There are suggestions that delegates to the ALFI Alternative Investment Funds Conference are raising a glass to regulator ESMA's latest response to the Alternative Investment Fund Managers Directive (AIFMD).
There are suggestions that delegates to the ALFI Alternative Investment Funds Conference are raising a glass to regulator ESMA’s latest response to the Alternative Investment Fund Managers Directive (AIFMD).
A new fan club has appeared. You won’t find it on Facebook or Twitter, but alternative fund management firms across the world are quietly paying homage to the European Securities and Markets Authority (ESMA).
ESMA’s pronouncements last week are set to ensure that some of the more draconian elements – equivalence and delegation – of the Alternative Investment Fund Managers’ Directive (AIFMD) cause a lot less concern than when the Directive was conceived back in 2009.
As they stood before ESMA’s announcement, the rules would have made it difficult for EU fund promoters to delegate portfolio management to non-EU managers.
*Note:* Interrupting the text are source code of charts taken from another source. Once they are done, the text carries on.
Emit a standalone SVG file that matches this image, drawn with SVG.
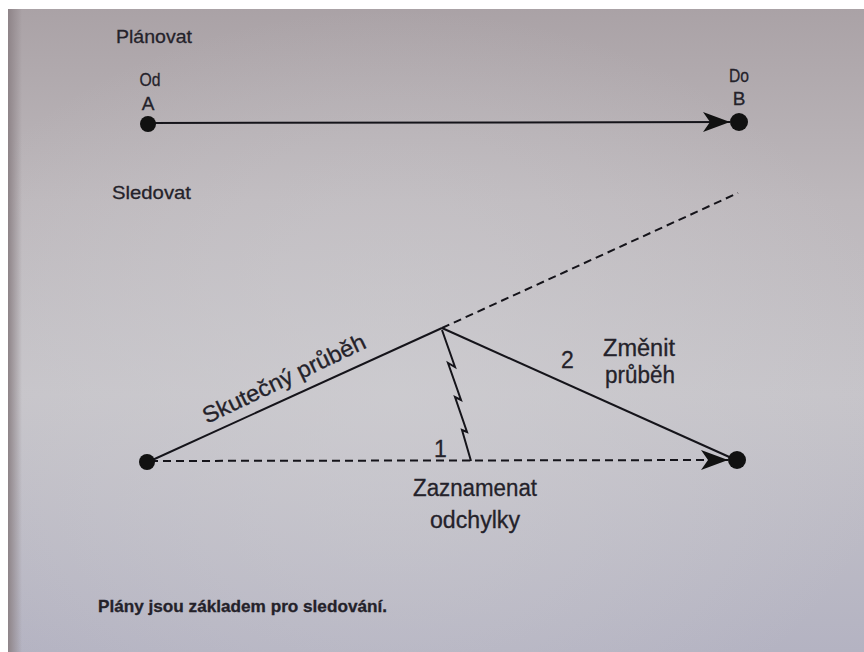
<svg xmlns="http://www.w3.org/2000/svg" width="864" height="652" viewBox="0 0 864 652">
  <defs>
    <linearGradient id="page" x1="0" y1="0" x2="0" y2="1">
      <stop offset="0" stop-color="#aaa2a6"/>
      <stop offset="0.3" stop-color="#bdb8bc"/>
      <stop offset="0.6" stop-color="#c6c4c9"/>
      <stop offset="1" stop-color="#b4b3c2"/>
    </linearGradient>
    <radialGradient id="glow" cx="0.45" cy="0.6" r="0.6">
      <stop offset="0" stop-color="#d0cfd3" stop-opacity="0.6"/>
      <stop offset="1" stop-color="#d0cfd3" stop-opacity="0"/>
    </radialGradient>
    <linearGradient id="edge" x1="0" y1="0" x2="1" y2="0">
      <stop offset="0" stop-color="#8e8488"/>
      <stop offset="1" stop-color="#8e8488" stop-opacity="0"/>
    </linearGradient>
    <marker id="arrow" markerUnits="userSpaceOnUse" markerWidth="30" markerHeight="22" refX="27" refY="10" orient="auto">
      <path d="M0,0 L27,10 L0,20 L7,10 Z" fill="#111"/>
    </marker>
  </defs>
  <style>
    text { font-family: "Liberation Sans", Arial, sans-serif; fill: #24222a; stroke: #24222a; stroke-width: 0.3; }
    .lbl { font-size: 19px; }
    .big { font-size: 23px; }
    .line { stroke: #15141a; stroke-width: 2; fill: none; }
    .dash { stroke: #15141a; stroke-width: 2; fill: none; stroke-dasharray: 8 5; }
    .dot { fill: #111; }
  </style>

  <!-- page background -->
  <rect x="0" y="0" width="864" height="652" fill="#ffffff"/>
  <rect x="8" y="9" width="856" height="643" fill="url(#page)"/>
  <rect x="8" y="9" width="856" height="643" fill="url(#glow)"/>
  <rect x="8" y="9" width="14" height="643" fill="url(#edge)"/>

  <!-- titles -->
  <text id="title-plan" class="lbl" x="116" y="43" textLength="76" lengthAdjust="spacingAndGlyphs">Plánovat</text>
  <text id="title-track" class="lbl" x="112" y="199" textLength="79" lengthAdjust="spacingAndGlyphs">Sledovat</text>

  <!-- connectors -->
  <g id="connectors">
    <line class="line" x1="150" y1="123" x2="730" y2="122" marker-end="url(#arrow)"/>
    <line class="dash" x1="150" y1="461" x2="728" y2="460" marker-end="url(#arrow)"/>
    <line class="line" x1="148" y1="462" x2="442" y2="328"/>
    <line class="dash" x1="442" y1="328" x2="738" y2="193" stroke-dasharray="9 7"/>
    <line class="line" x1="442" y1="328" x2="736" y2="460"/>
    <path class="line" stroke-width="1.5" d="M442,330 L455,367 L448,363 L461,400 L455,397 L467,432 L462,430 L471,461"/>
  </g>

  <!-- nodes -->
  <g id="node-A">
    <text class="lbl" x="150" y="86" text-anchor="middle" font-size="18" textLength="21" lengthAdjust="spacingAndGlyphs">Od</text>
    <text class="lbl" x="148" y="110" text-anchor="middle" font-size="17">A</text>
    <circle class="dot" cx="148" cy="124" r="8"/>
  </g>
  <g id="node-B">
    <text class="lbl" x="739" y="82" text-anchor="middle" font-size="18" textLength="20" lengthAdjust="spacingAndGlyphs">Do</text>
    <text class="lbl" x="739" y="105" text-anchor="middle" font-size="17">B</text>
    <circle class="dot" cx="739" cy="122" r="9"/>
  </g>
  <g id="node-start">
    <circle class="dot" cx="147" cy="462" r="8"/>
  </g>
  <g id="node-end">
    <circle class="dot" cx="737" cy="460" r="9"/>
  </g>

  <!-- labels -->
  <g id="label-actual">
    <text class="big" transform="translate(207,424) rotate(-25.5)" textLength="178" lengthAdjust="spacingAndGlyphs">Skutečný průběh</text>
  </g>
  <g id="label-1">
    <text class="big" x="434" y="457">1</text>
  </g>
  <g id="label-2">
    <text class="big" x="561" y="368">2</text>
  </g>
  <g id="label-change">
    <text class="big" x="603" y="356" textLength="72" lengthAdjust="spacingAndGlyphs">Změnit</text>
    <text class="big" x="605" y="383" textLength="70" lengthAdjust="spacingAndGlyphs">průběh</text>
  </g>
  <g id="label-record">
    <text class="big" x="413" y="496" textLength="124" lengthAdjust="spacingAndGlyphs">Zaznamenat</text>
    <text class="big" x="430" y="528" textLength="90" lengthAdjust="spacingAndGlyphs">odchylky</text>
  </g>

  <!-- caption -->
  <text id="caption" x="98" y="612" font-size="17" font-weight="bold" textLength="289" lengthAdjust="spacingAndGlyphs">Plány jsou základem pro sledování.</text>
</svg>
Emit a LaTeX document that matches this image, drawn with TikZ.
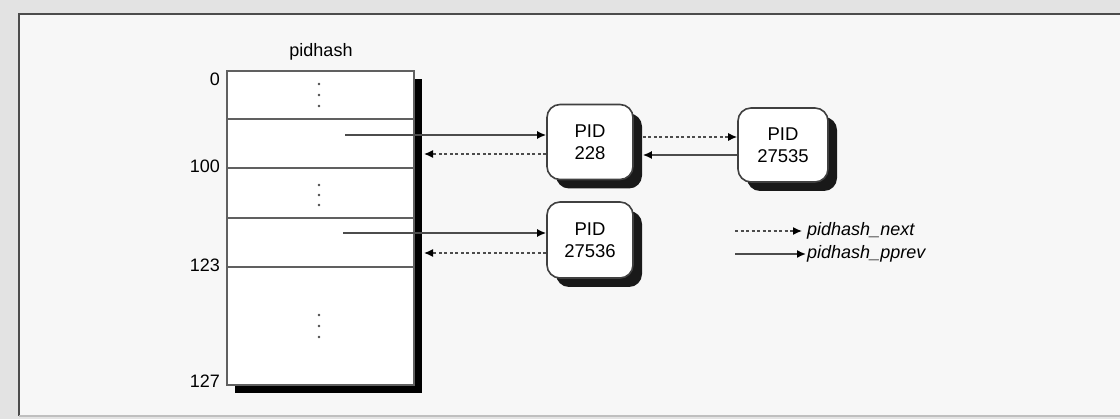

Managers in non-EU jurisdictions would have had to undergo stringent equivalence tests to prove that the foreign jurisdiction had in place a framework that was acceptable to the EU. The net effect would have been great difficulty for investors to access strategies in Asia and other fast-growing regions. In addition, non-EU fund managers could have effectively been cut off from European investors.
Fund managers are not yet in full celebratory mode, but many are raising a glass to ESMA.
Alex Nightingale, director of legal and compliance at Blackrock, told Alfi delegates that ESMA had done well to put together its level II guidance on AIMFD in such a short timeframe and also to have come up with a structure that did not appear to disadvantage the alternatives industry.
“It is significant that we have ended up with a workable third-country test,” said Nightingale. “It is vital for us. It means investment managers can access the best expertise either in the EU or globally.” He pointed out that the test would have been hard to apply even to well-established jurisdictions such as Hong Kong, the US, Australia and Switzerland because while the rules are similar, they are not necessarily equivalent.